February 14, 2019 Dave Marciniak 2 Comments

Globosa blue spruce (Picea pungens ‘Globosa’) provides a pop of color in a green, green, green landscape. Contrast is important in landscape design. Globosa blue spruce is a cultivar of Colorado blue spruce, so it has that characteristic bright blue with greenish blue undertones. Where it varies from the parent is size and shape.

As the name implies, Globosa blue spruce is round. You know, like a globe. Botanical names actually make a lot of sense once you start paying even a little attention. In nurseries we tend to see them in #10 pots or smaller, which makes it one of those dreaded “tiger cub plants”.

I call them tiger cub plants because in the garden center, it’s like when you see a tiger cub at the zoo. It’s soooooo freaking cute and you want to take it home and love it, and it’ll stay perfect and adorable forever!
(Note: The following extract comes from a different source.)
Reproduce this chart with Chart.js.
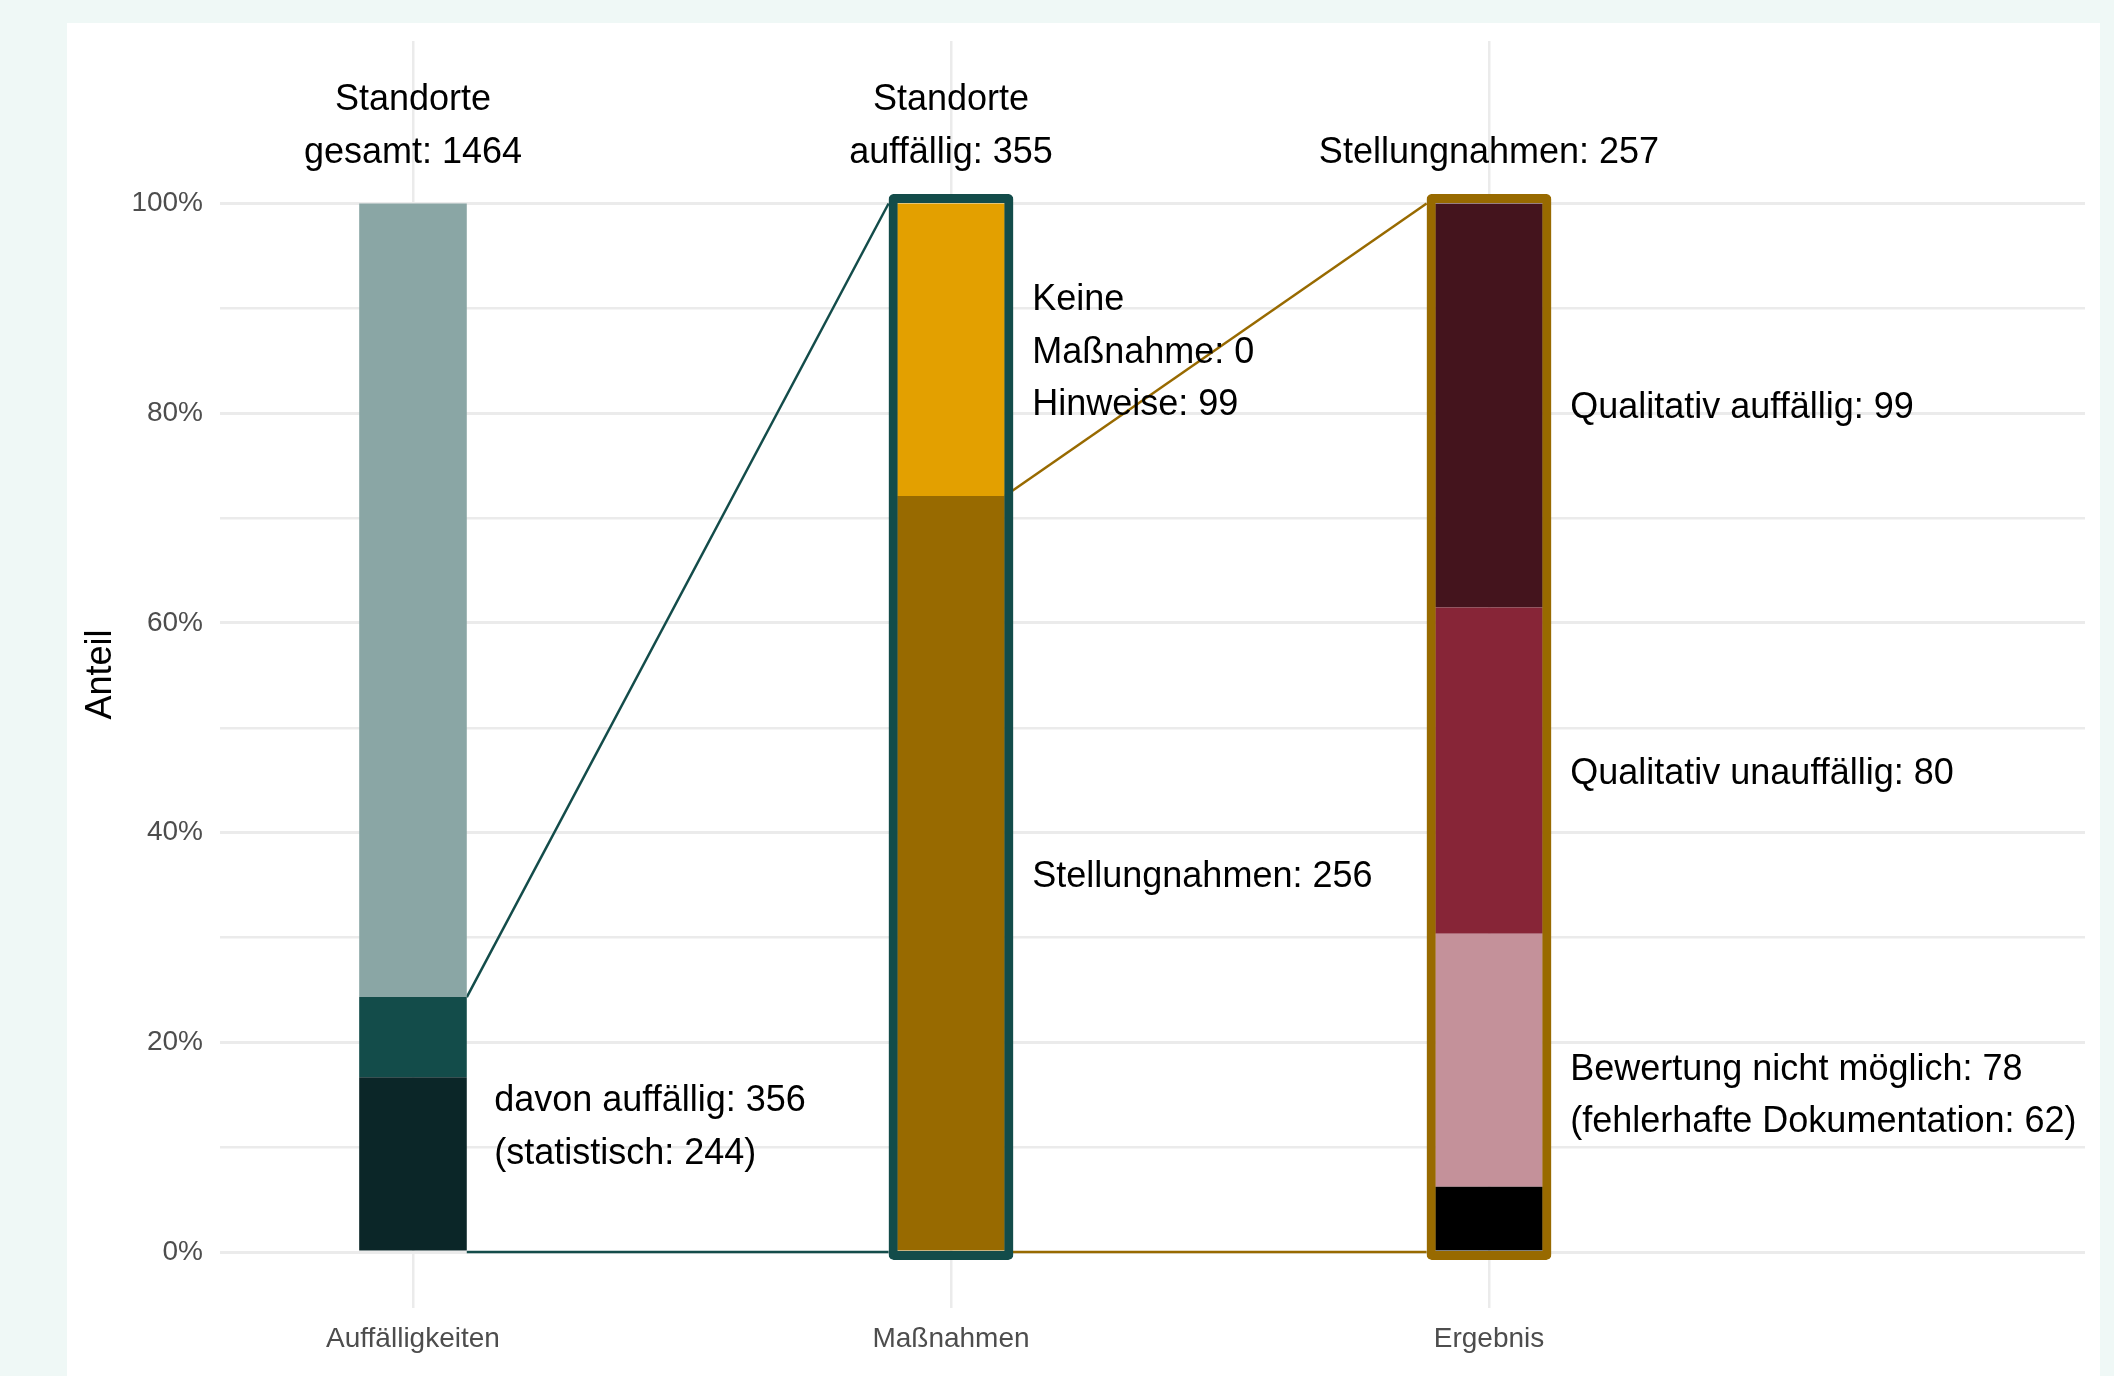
<!DOCTYPE html>
<html lang="de">
<head>
<meta charset="utf-8">
<title>Auffälligkeiten – Maßnahmen – Ergebnis</title>
<script src="https://cdn.jsdelivr.net/npm/chart.js@4.4.1/dist/chart.umd.min.js"></script>
<style>
  html, body { margin: 0; padding: 0; }
  body { width: 2114px; height: 1376px; background: #eff8f6; position: relative; overflow: hidden; }
  #panel { position: absolute; left: 67px; top: 23px; width: 2033px; height: 1353px; background: #ffffff; }
  #chart { display: block; }
</style>
</head>
<body>
<div id="panel"><canvas id="chart" width="2033" height="1353"></canvas></div>
<script>
// Kategorien (x-Achse)
const categories = ['Auffälligkeiten', 'Maßnahmen', 'Ergebnis'];

// Anzahl je Segment, von unten nach oben
const auffaelligkeiten = [244, 112, 1108];   // statistisch, übrige auffällig, unauffällig
const massnahmen = [256, 99];                // Stellungnahmen, Hinweise (keine Maßnahme: 0)
const ergebnis = [16, 62, 80, 99];           // Bewertung n. m. (Rest), fehlerhafte Doku, qual. unauffällig, qual. auffällig

// Farben je Segment
const farbenAuff = ['#0b2628', '#134c4a', '#8aa6a5'];
const farbenMass = ['#986a00', '#e3a000'];
const farbenErg = ['#000000', '#c4919a', '#872537', '#44141d'];
const rahmenFarben = [null, '#134c4a', '#986a00'];

// y-Achse
const yTicks = [0, 10, 20, 30, 40, 50, 60, 70, 80, 90, 100];
const yTickLabels = ['0%', '', '20%', '', '40%', '', '60%', '', '80%', '', '100%'];

// Beschriftungen
const kopfTexte = [
    ['Standorte', 'gesamt: 1464'],
    ['Standorte', 'auffällig: 355'],
    ['Stellungnahmen: 257']
];
const segmentTexte = [
    { bar: 0, von: 0, bis: 2, zeilen: ['davon auffällig: 356', '(statistisch: 244)'] },
    { bar: 1, von: 1, bis: 2, zeilen: ['Keine', 'Maßnahme: 0', 'Hinweise: 99'] },
    { bar: 1, von: 0, bis: 1, zeilen: ['Stellungnahmen: 256'] },
    { bar: 2, von: 3, bis: 4, zeilen: ['Qualitativ auffällig: 99'] },
    { bar: 2, von: 2, bis: 3, zeilen: ['Qualitativ unauffällig: 80'] },
    { bar: 2, von: 0, bis: 2, zeilen: ['Bewertung nicht möglich: 78', '(fehlerhafte Dokumentation: 62)'] }
];
// Verbindungslinien: von Balken, Oberkante von Stufe
const verbindungen = [
    { von: 0, stufe: 2, farbe: '#134c4a' },
    { von: 1, stufe: 1, farbe: '#986a00' }
];

// Anteile in %
const balken = [auffaelligkeiten, massnahmen, ergebnis];
const farben = [farbenAuff, farbenMass, farbenErg];
const anteile = balken.map(w => {
    const summe = w.reduce((a, b) => a + b, 0);
    return w.map(v => v / summe * 100);
});
const kumuliert = anteile.map(a => {
    let c = 0;
    return [0, ...a.map(v => (c += v))];
});

const halbeBreite = 0.1;
const rahmenBreite = 0.016;

const datasets = [];

// Rahmen um Balken 2 und 3
rahmenFarben.forEach((farbe, i) => {
    if (!farbe) return;
    datasets.push({
        type: 'bar',
        data: [{ x: i + 1, y: [-0.76, 100.9] }],
        backgroundColor: 'rgba(0,0,0,0)',
        borderColor: farbe,
        borderWidth: 9,
        borderSkipped: false,
        borderRadius: 5,
        grouped: false,
        barPercentage: 2 * (halbeBreite + rahmenBreite),
        categoryPercentage: 1,
        stack: 'rahmen' + i,
        order: -1
    });
});

// gestapelte Segmente
anteile.forEach((werte, i) => {
    werte.forEach((v, k) => {
        datasets.push({
            type: 'bar',
            data: [{ x: i + 1, y: v }],
            backgroundColor: farben[i][k],
            borderWidth: 0,
            barPercentage: 2 * halbeBreite,
            categoryPercentage: 1,
            stack: 'balken'
        });
    });
});

// Verbindungslinien
verbindungen.forEach((v, n) => {
    const x0 = v.von + 1 + halbeBreite;
    const x1 = v.von + 2 - halbeBreite - rahmenBreite;
    [[kumuliert[v.von][v.stufe], 100], [0, 0]].forEach(([y0, y1], m) => {
        datasets.push({
            type: 'line',
            data: [{ x: x0, y: y0 }, { x: x1, y: y1 }],
            borderColor: v.farbe,
            borderWidth: 2.5,
            pointRadius: 0,
            fill: false,
            stack: 'linie' + n + '_' + m
        });
    });
});

// Beschriftungen zeichnen
const beschriftung = {
    id: 'beschriftung',
    afterDatasetsDraw(chart) {
        const { ctx, scales: { x, y } } = chart;
        const zeilenAbstand = 52.5;
        ctx.save();
        ctx.font = '36px "Liberation Sans", Arial, sans-serif';
        ctx.fillStyle = '#000000';
        ctx.textBaseline = 'alphabetic';

        ctx.textAlign = 'center';
        kopfTexte.forEach((zeilen, i) => {
            const px = x.getPixelForValue(i + 1);
            const basis = y.getPixelForValue(103.9);
            zeilen.forEach((z, k) => {
                ctx.fillText(z, px, basis - (zeilen.length - 1 - k) * zeilenAbstand);
            });
        });

        ctx.textAlign = 'left';
        segmentTexte.forEach(t => {
            const kum = kumuliert[t.bar];
            const mitte = (kum[t.von] + kum[t.bis]) / 2;
            const px = x.getPixelForValue(t.bar + 1 + 0.151);
            const py = y.getPixelForValue(mitte) + 12.9;
            t.zeilen.forEach((z, k) => {
                ctx.fillText(z, px, py + (k - (t.zeilen.length - 1) / 2) * zeilenAbstand);
            });
        });
        ctx.restore();
    }
};

Chart.defaults.font.family = '"Liberation Sans", Arial, sans-serif';

new Chart(document.getElementById('chart').getContext('2d'), {
    type: 'bar',
    data: { datasets: datasets },
    options: {
        responsive: false,
        devicePixelRatio: 1,
        animation: false,
        layout: { padding: { top: 18, right: 15, bottom: 0, left: 0 } },
        plugins: {
            legend: { display: false },
            tooltip: { enabled: false }
        },
        scales: {
            x: {
                type: 'linear',
                stacked: true,
                offset: false,
                min: 0.6413,
                max: 4.1078,
                afterBuildTicks: s => { s.ticks = categories.map((c, i) => ({ value: i + 1 })); },
                afterFit: s => { s.height = 68; s.paddingLeft = 0; s.paddingRight = 0; },
                ticks: {
                    autoSkip: false,
                    maxRotation: 0,
                    padding: 14,
                    color: '#4d4d4d',
                    font: { size: 28 },
                    callback: v => categories[Math.round(v) - 1]
                },
                grid: { color: '#ebebeb', lineWidth: 2.5, drawTicks: false, offset: false },
                border: { display: false }
            },
            y: {
                type: 'linear',
                stacked: true,
                min: -5.34,
                max: 115.5,
                afterBuildTicks: s => { s.ticks = yTicks.map(v => ({ value: v })); },
                afterFit: s => { s.width = 153; s.paddingTop = 0; s.paddingBottom = 0; },
                ticks: {
                    padding: 17,
                    color: '#4d4d4d',
                    font: { size: 28 },
                    callback: v => yTickLabels[yTicks.indexOf(v)]
                },
                grid: {
                    color: '#ebebeb',
                    lineWidth: c => (c.tick && c.tick.value % 20 === 0 ? 3 : 2.5),
                    drawTicks: false
                },
                border: { display: false },
                title: {
                    display: true,
                    text: 'Anteil',
                    color: '#000000',
                    font: { size: 36 },
                    padding: { top: 12, bottom: 0 }
                }
            }
        }
    },
    plugins: [beschriftung]
});
</script>
</body>
</html>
Except, just like a tiger cub, it won’t. Globosa blue spruce won’t eat your dog (and/or the mailman) but it will grow to a not insignificant 3 to 5 ft tall and 4 to 6 feet wide. It’s super important to keep this in mind when planting, because there’s a limit to how much you can reduce a Globosa blue spruce’s size. It will look horrible if you shear it, and even aggressive hand pruning can easily go too far. We offer landscape maintenance services but even us pros can’t save a Globosa blue spruce that was planted in the wrong place.

Don’t be scared, though! With some proper planning and a little care, Globosa blue spruce can help your landscape look its best.

Want to buy Globosa blue spruce in Virginia?


    April 7, 2019 REPLY

    David, I have two Globosas about 20 years old, which are approaching 5’ tall. They grow about 2-3’’ a year. Will their growth slow down at some point? They are about 1’ below the windows now, and I would not want them to begin blocking the view. But I am reluctant to risk moving them. I tried to candle them like my pines, but spruces are much more difficult to candle. What would be your advice? Thank you!

      April 15, 2019 REPLY

      sorry for just seeing this, last week was nuts! I would expect their growth to start slowing down, as I don’t think I’ve typically seen them over 5 feet. But I do know location and environmental factors can sometimes play a role. Have you seen other mature ones out in the landscape to see what they do?